1. Officers - Boarding School provided a better standard of education for their kids.

Twice you have quoted this and taken it out of context.

For the benefit of any doubt.

What I meant by a '' Better standard of Education '' Is that a continual education in the age range of 5 - 18 is far better than an education that is periodically ( every 2 years or so ) interrupted by moving location and the child changing schools

Perhaps I should have listed those points in this order, with the added proviso's.

1. JNCO's / Pte's - We did not have kids to send them to Boarding School.
( Primarily in the 0 - 10 year Service bracket with kids under 12. Unfortunately, even with BSA / CSA, would be highly unlikely to afford Boarding School )

2. SNCO / WO - It provided continuity of education in their kids Secondary Education.
( Primarily in the 10 - 22 year Service bracket with kids reaching 12 and above. They could afford, with BSA / CEA to send their kids to a Boarding School in order to achieve that continual education in the 12 - 18 bracket )

3. Officers - Boarding School provided a better standard of education for their kids.
( By virtue of the same BSA / CEA and possibly / probably backed up by family money, could make best use of a system that could ensure continuity of education, in one place for the duration of that kids complete education )

Points 1 & 2 are a logical progression, which is fairly easy to understand.

I don't know about nowadays, but when I was in, I did not come across too many 2Lt's, Lt's or Captains that were married or had kids ( there will always be exceptions ). Married and kids fell mainly in the domain of Maj and above.

Therefore, the comparison, if one really needs to be made is between SNCO / WO and Major and above. Unfortunately, the difference in length of Service will skew those figures.
 
With the very few exceptions who have reached VSO rank, those in my cohort who stayed have recently retired or are currently retiring after a full career. Of those, a minority have found good roles; one or two excellent roles. But most are struggling to find work that really motivates them and / or meets their financial expectations. Who employs an institutionalised 55 year old into a commercial role for the first time?
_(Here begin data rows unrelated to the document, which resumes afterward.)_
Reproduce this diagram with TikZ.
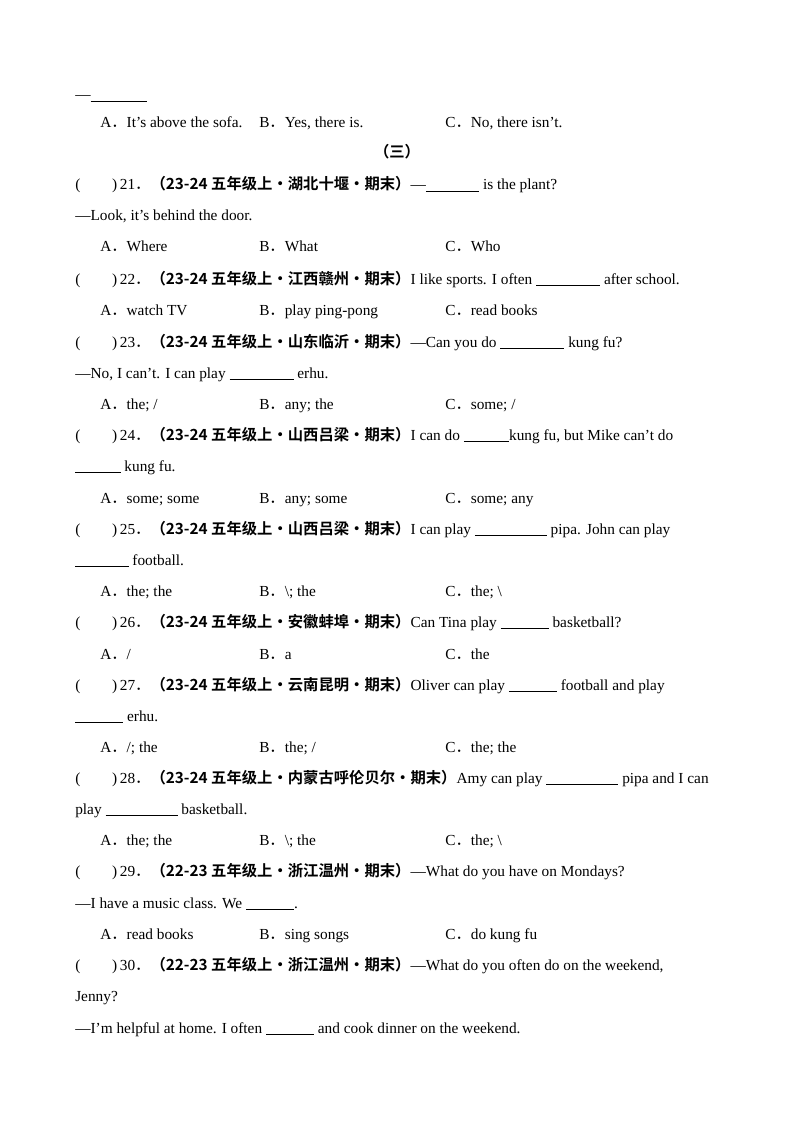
\documentclass[tikz,border=0pt]{standalone}
\usepackage{fontspec}
\setmainfont{Liberation Serif}
\newfontfamily\cjk{Noto Sans CJK SC}
\newfontfamily\cjkb{Noto Sans CJK SC Bold}
\newcommand{\bl}[1]{\rule[-1.5pt]{#1}{0.5pt}}
\newcommand{\pr}[1]{(\hspace{8.4mm})\,#1{\cjk ．}}
\newcommand{\src}[1]{{\cjkb （#1·期末）}}
\newcommand{\op}[1]{#1{\cjk ．}}
\begin{document}
\begin{tikzpicture}[x=0.75pt,y=-0.75pt,
  tl/.style={anchor=base west,inner sep=0pt,font=\fontsize{11.5}{13}\selectfont}]
\useasboundingbox (0,0) rectangle (794,1123);
\node[tl] (l1) at (75,100) {—\bl{42pt}};
\node[tl] (a20) at (100,128) {\op{A}It’s above the sofa.};
\node[tl] (b20) at (259,128) {\op{B}Yes, there is.};
\node[tl] (c20) at (445,128) {\op{C}No, there isn’t.};
\node[tl,anchor=base] (h3) at (397,158) {\cjkb （三）};
\node[tl] (q21) at (75,190) {\pr{21}\src{23-24 五年级上·湖北十堰}—\bl{40pt} is the plant?};
\node[tl] (q21b) at (75,221) {—Look, it’s behind the door.};
\node[tl] (a21) at (100,252) {\op{A}Where};
\node[tl] (b21) at (259,252) {\op{B}What};
\node[tl] (c21) at (445,252) {\op{C}Who};
\node[tl] (q22) at (75,284) {\pr{22}\src{23-24 五年级上·江西赣州}I like sports. I often \bl{48pt} after school.};
\node[tl] (a22) at (100,315) {\op{A}watch TV};
\node[tl] (b22) at (259,315) {\op{B}play ping-pong};
\node[tl] (c22) at (445,315) {\op{C}read books};
\node[tl] (q23) at (75,347) {\pr{23}\src{23-24 五年级上·山东临沂}—Can you do \bl{48pt} kung fu?};
\node[tl] (q23b) at (75,378) {—No, I can’t. I can play \bl{48pt} erhu.};
\node[tl] (a23) at (100,409) {\op{A}the; /};
\node[tl] (b23) at (259,409) {\op{B}any; the};
\node[tl] (c23) at (445,409) {\op{C}some; /};
\node[tl] (q24) at (75,440) {\pr{24}\src{23-24 五年级上·山西吕梁}I can do \bl{34pt}kung fu, but Mike can’t do};
\node[tl] (q24b) at (75,471) {\bl{34pt} kung fu.};
\node[tl] (a24) at (100,503) {\op{A}some; some};
\node[tl] (b24) at (259,503) {\op{B}any; some};
\node[tl] (c24) at (445,503) {\op{C}some; any};
\node[tl] (q25) at (75,534) {\pr{25}\src{23-24 五年级上·山西吕梁}I can play \bl{54pt} pipa. John can play};
\node[tl] (q25b) at (75,565) {\bl{40pt} football.};
\node[tl] (a25) at (100,596) {\op{A}the; the};
\node[tl] (b25) at (259,596) {\op{B}\textbackslash; the};
\node[tl] (c25) at (445,596) {\op{C}the; \textbackslash};
\node[tl] (q26) at (75,627) {\pr{26}\src{23-24 五年级上·安徽蚌埠}Can Tina play \bl{36pt} basketball?};
\node[tl] (a26) at (100,659) {\op{A}/};
\node[tl] (b26) at (259,659) {\op{B}a};
\node[tl] (c26) at (445,659) {\op{C}the};
\node[tl] (q27) at (75,690) {\pr{27}\src{23-24 五年级上·云南昆明}Oliver can play \bl{36pt} football and play};
\node[tl] (q27b) at (75,721) {\bl{36pt} erhu.};
\node[tl] (a27) at (100,752) {\op{A}/; the};
\node[tl] (b27) at (259,752) {\op{B}the; /};
\node[tl] (c27) at (445,752) {\op{C}the; the};
\node[tl] (q28) at (75,783) {\pr{28}\src{23-24 五年级上·内蒙古呼伦贝尔}Amy can play \bl{54pt} pipa and I can};
\node[tl] (q28b) at (75,814) {play \bl{54pt} basketball.};
\node[tl] (a28) at (100,845) {\op{A}the; the};
\node[tl] (b28) at (259,845) {\op{B}\textbackslash; the};
\node[tl] (c28) at (445,845) {\op{C}the; \textbackslash};
\node[tl] (q29) at (75,876) {\pr{29}\src{22-23 五年级上·浙江温州}—What do you have on Mondays?};
\node[tl] (q29b) at (75,908) {—I have a music class. We \bl{36pt}.};
\node[tl] (a29) at (100,939) {\op{A}read books};
\node[tl] (b29) at (259,939) {\op{B}sing songs};
\node[tl] (c29) at (445,939) {\op{C}do kung fu};
\node[tl] (q30) at (75,970) {\pr{30}\src{22-23 五年级上·浙江温州}—What do you often do on the weekend,};
\node[tl] (q30b) at (75,1001) {Jenny?};
\node[tl] (q30c) at (75,1033) {—I’m helpful at home. I often \bl{36pt} and cook dinner on the weekend.};
\end{tikzpicture}
\end{document}
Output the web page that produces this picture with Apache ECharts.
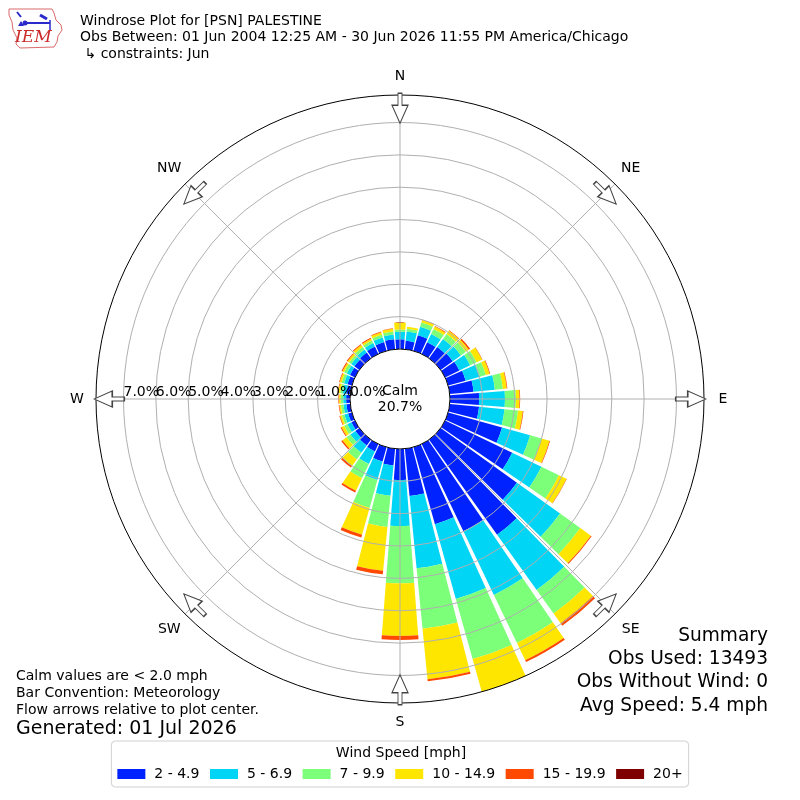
<!DOCTYPE html>
<html><head><meta charset="utf-8">
<script src="https://cdn.jsdelivr.net/npm/echarts@6/dist/echarts.min.js"></script>
<style>html,body{margin:0;padding:0;background:#fff}#c{width:800px;height:800px}</style>
</head><body><div id="c"></div>
<script>
// ---- data ----
const directionLabels = ['0°','10°','20°','30°','40°','50°','60°','70°','80°','90°','100°','110°','120°','130°','140°','150°','160°','170°',
  '180°','190°','200°','210°','220°','230°','240°','250°','260°','270°','280°','290°','300°','310°','320°','330°','340°','350°'];
const speedBins = ['2 - 4.9','5 - 6.9','7 - 9.9','10 - 14.9','15 - 19.9','20+'];
const binColors = ['#0022ff','#00d5f5','#7cff79','#ffe600','#ff4800','#7f0000'];
const bin2to5 = [0.30,0.26,0.50,0.40,0.43,0.46,0.49,0.56,0.74,0.90,0.91,1.73,2.30,2.90,3.61,2.99,2.47,1.47,
  0.96,0.52,0.46,0.25,0.22,0.15,0.12,0.12,0.12,0.12,0.12,0.14,0.17,0.19,0.22,0.25,0.28,0.31];
const bin5to7 = [0.23,0.29,0.27,0.28,0.31,0.31,0.37,0.46,0.66,0.80,0.79,0.90,1.00,1.64,2.10,2.18,2.40,2.24,
  1.42,0.94,0.59,0.43,0.28,0.19,0.14,0.12,0.09,0.09,0.11,0.11,0.11,0.12,0.12,0.12,0.15,0.15];
const bin7to10 = [0.07,0.09,0.14,0.17,0.19,0.19,0.22,0.19,0.25,0.34,0.42,0.37,0.60,0.77,0.90,1.65,1.93,1.88,
  1.77,0.97,0.90,0.49,0.25,0.15,0.11,0.08,0.08,0.08,0.08,0.08,0.09,0.08,0.09,0.09,0.09,0.09];
const bin10to15 = [0.22,0.06,0.08,0.09,0.12,0.11,0.19,0.12,0.12,0.11,0.15,0.25,0.26,0.40,0.37,0.59,1.05,1.57,
  1.63,1.36,0.86,0.43,0.25,0.15,0.09,0.06,0.05,0.05,0.06,0.06,0.06,0.06,0.08,0.06,0.08,0.09];
const bin15to20 = [0.00,0.00,0.01,0.02,0.02,0.05,0.01,0.02,0.02,0.02,0.02,0.02,0.01,0.03,0.09,0.06,0.00,0.06,
  0.12,0.11,0.09,0.06,0.06,0.05,0.03,0.02,0.02,0.02,0.02,0.02,0.03,0.03,0.03,0.03,0.02,0.01];
const bin20plus = [0,0,0,0,0,0,0,0,0,0,0,0,0,0,0,0,0,0,0,0,0,0,0,0,0,0,0,0,0,0,0,0,0,0,0,0];
const compassLabels = ['W','NW','N','NE','E','SE','S','SW','W'];
const arrowDirections = [0,45,90,135,180,225,270,315];
const calmPct = 20.7;
const RMAX = 7.85;
const summaryLines = ['Summary','Obs Used: 13493','Obs Without Wind: 0','Avg Speed: 5.4 mph'];
const noteLines = ['Calm values are < 2.0 mph','Bar Convention: Meteorology','Flow arrows relative to plot center.'];
const generatedText = 'Generated: 01 Jul 2026';
const titleLines = ['Windrose Plot for [PSN] PALESTINE','Obs Between: 01 Jun 2004 12:25 AM - 30 Jun 2026 11:55 PM America/Chicago',' \u21b3 constraints: Jun'];

// ---- chart ----
const FONT = 'DejaVu Sans';
const chart = echarts.init(document.getElementById('c'), null, {renderer:'canvas'});
const binData = [bin2to5, bin5to7, bin7to10, bin10to15, bin15to20, bin20plus];
const CX = 400, CY = 399, R0 = 50, R1 = 304;
const grey = '#b0b0b0';
const splitColors = ['#000', grey, grey, grey, grey, grey, grey, grey, '#000'];
const isInt = v => Math.abs(v - Math.round(v)) < 1e-6;
const pctLabel = v => '{t|' + Math.round(v).toFixed(1) + '%}';
const radialRich = {t: {align: 'left', fontSize: 14, fontFamily: FONT, color: '#000'}};

const barSeries = speedBins.map((name, i) => ({
  type: 'bar', name, coordinateSystem: 'polar', polarIndex: 0, stack: 'wind',
  data: binData[i], barCategoryGap: '12%', itemStyle: {color: binColors[i]},
  z: 2, silent: true, emphasis: {disabled: true}
}));

const txt = (text, x, y, size, align, extra) => ({
  type: 'text', z: 20, silent: true,
  style: Object.assign({text, x, y, fontSize: size, fontFamily: FONT, fill: '#000', align: align || 'left', verticalAlign: 'middle'}, extra || {})
});

const graphics = [];
titleLines.forEach((t, i) => graphics.push(txt(t, 80, 21 + i * 16.7, 14)));
summaryLines.forEach((t, i) => graphics.push(txt(t, 768, 636 + i * 23.3, 18.6, 'right')));
noteLines.forEach((t, i) => graphics.push(txt(t, 16, 676 + i * 17, 14)));
graphics.push(txt(generatedText, 16, 729, 19));
graphics.push(txt('Wind Speed [mph]', 401, 753, 14, 'center'));
// IEM logo
graphics.push({type:'polyline', z: 20, silent: true, shape:{points:[[9,9],[52,9],[54,13],[56,20],[61,25],[62,30],[58,36],[57,42],[54,47],[20,48],[16,44],[17,38],[13,30],[12,22],[9,15],[9,9]]},
  style:{stroke:'#d96a6a', lineWidth:1, fill:null}});
graphics.push({type:'polyline', z: 20, silent: true, shape:{points:[[25,23],[50,23]]}, style:{stroke:'#2a2acc', lineWidth:2}});
graphics.push({type:'polyline', z: 20, silent: true, shape:{points:[[17,12],[21,17]]}, style:{stroke:'#2a2acc', lineWidth:2}});
graphics.push({type:'polyline', z: 20, silent: true, shape:{points:[[40,15],[47,19]]}, style:{stroke:'#2a2acc', lineWidth:3}});
graphics.push({type:'polyline', z: 20, silent: true, shape:{points:[[50,20],[50,30]]}, style:{stroke:'#2a2acc', lineWidth:1.5}});
graphics.push({type:'circle', z: 20, silent: true, shape:{cx:25, cy:23, r:2.5}, style:{fill:'#2a2acc'}});
graphics.push({type:'polygon', z: 20, silent: true, shape:{points:[[18,26],[21,21],[24,26]]}, style:{fill:'#2a2acc'}});
graphics.push(txt('IEM', 15, 38, 17, 'left', {fontFamily:'DejaVu Serif', fontStyle:'italic', fill:'#cc2a2a'}));

const hiddenAngle = idx => ({polarIndex: idx, type: 'value', min: 0, max: 360, startAngle: 180, clockwise: true,
  axisLine: {show: false}, axisTick: {show: false}, axisLabel: {show: false}, splitLine: {show: false}});

const option = {
  animation: false,
  backgroundColor: '#fff',
  textStyle: {fontFamily: FONT},
  polar: [
    {center: [CX, CY], radius: [R0, R1]},
    {center: [CX, CY], radius: [R0, R1]},
    {center: [CX, CY], radius: [R0, R1]}
  ],
  angleAxis: [
    {polarIndex: 0, type: 'category', data: directionLabels, startAngle: 95, clockwise: true,
     axisLine: {show: false}, axisTick: {show: false}, axisLabel: {show: false}, splitLine: {show: false}},
    {polarIndex: 1, type: 'value', min: 0, max: 360, interval: 45, startAngle: 180, clockwise: true, z: 5,
     axisLine: {show: false}, axisTick: {show: false},
     axisLabel: {show: true, margin: 11, color: '#000',
       formatter: v => '{c|' + compassLabels[Math.round(v / 45)] + '}',
       rich: {c: {width: 16, height: 16, lineHeight: 16, align: 'center', verticalAlign: 'middle', fontSize: 14, fontFamily: FONT, color: '#000'}}},
     splitLine: {show: true, lineStyle: {color: grey, width: 1}}},
    hiddenAngle(2)
  ],
  radiusAxis: [
    {polarIndex: 0, min: 0, max: RMAX, axisLine: {show: false}, axisTick: {show: false}, axisLabel: {show: false}, splitLine: {show: false}},
    {polarIndex: 1, min: 0, max: RMAX, interval: 1, z: 5,
     axisLine: {show: false}, axisTick: {show: false},
     axisLabel: {show: true, margin: -7, color: '#000', align: 'left', verticalAlign: 'middle', hideOverlap: false,
       formatter: v => (isInt(v) && Math.round(v) > 0 ? pctLabel(v) : ''), rich: radialRich},
     splitLine: {show: true, lineStyle: {color: splitColors, width: 1}}},
    {polarIndex: 2, min: 0, max: RMAX, interval: 1, z: 5,
     axisLine: {show: false}, axisTick: {show: false}, splitLine: {show: false},
     axisLabel: {show: true, margin: -7, color: '#000', align: 'left', verticalAlign: 'middle', hideOverlap: false, showMinLabel: true,
       formatter: v => (Math.abs(v) < 1e-6 ? pctLabel(v) : ''), rich: radialRich}}
  ],
  legend: {
    data: speedBins, left: 'center', top: 741, orient: 'horizontal',
    itemWidth: 28, itemHeight: 10, itemGap: 10.5, icon: 'rect',
    padding: [26, 6, 6, 6], borderColor: '#d0d0d0', borderWidth: 1, borderRadius: 4, backgroundColor: '#fff',
    textStyle: {fontSize: 14, fontFamily: FONT, color: '#000', padding: [0, 0, 0, 4]},
    selectedMode: false
  },
  series: barSeries.concat([
    {type: 'pie', center: [CX, CY], radius: [0, R0], silent: true, z: 3,
     data: [{value: calmPct, name: 'Calm'}], itemStyle: {color: '#fff'},
     label: {show: true, position: 'center', formatter: 'Calm\n' + calmPct.toFixed(1) + '%', fontSize: 14, lineHeight: 16, color: '#000', fontFamily: FONT},
     labelLine: {show: false}, emphasis: {disabled: true}},
    {type: 'scatter', coordinateSystem: 'polar', polarIndex: 1, silent: true, z: 6,
     symbol: 'path://M6,0L10,0L10,12L16,12L8,30L0,12L6,12Z', symbolSize: [16, 30],
     itemStyle: {color: '#fff', borderColor: '#444', borderWidth: 1.2, opacity: 1},
     data: arrowDirections.map(a => ({value: [RMAX - 0.41, a], symbolRotate: a - 90}))}
  ]),
  graphic: graphics
};
chart.setOption(option);
</script>
</body></html>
Of those of us who left at or soon after first pension point (I stayed a little longer to get promoted to Lt Col), most have done very well across a broad range of sectors. Many (I’m one) are displaying talents that were simply buried in uniform.

A key decider in my decision to leave was continuity of education for my kids. Actually, more than education. Our priority was to bring our kids up in a stable family home; no boarding, no bean steeling and no moves every two years. The perceived requirement for CEA was exactly why we left (we were both officers).

IMHO the system of which CEA is a part drives out talent and retains the journeymen.
I should qualify that by saying my cohort of RAF officers had no difficulty in get very well paying jobs.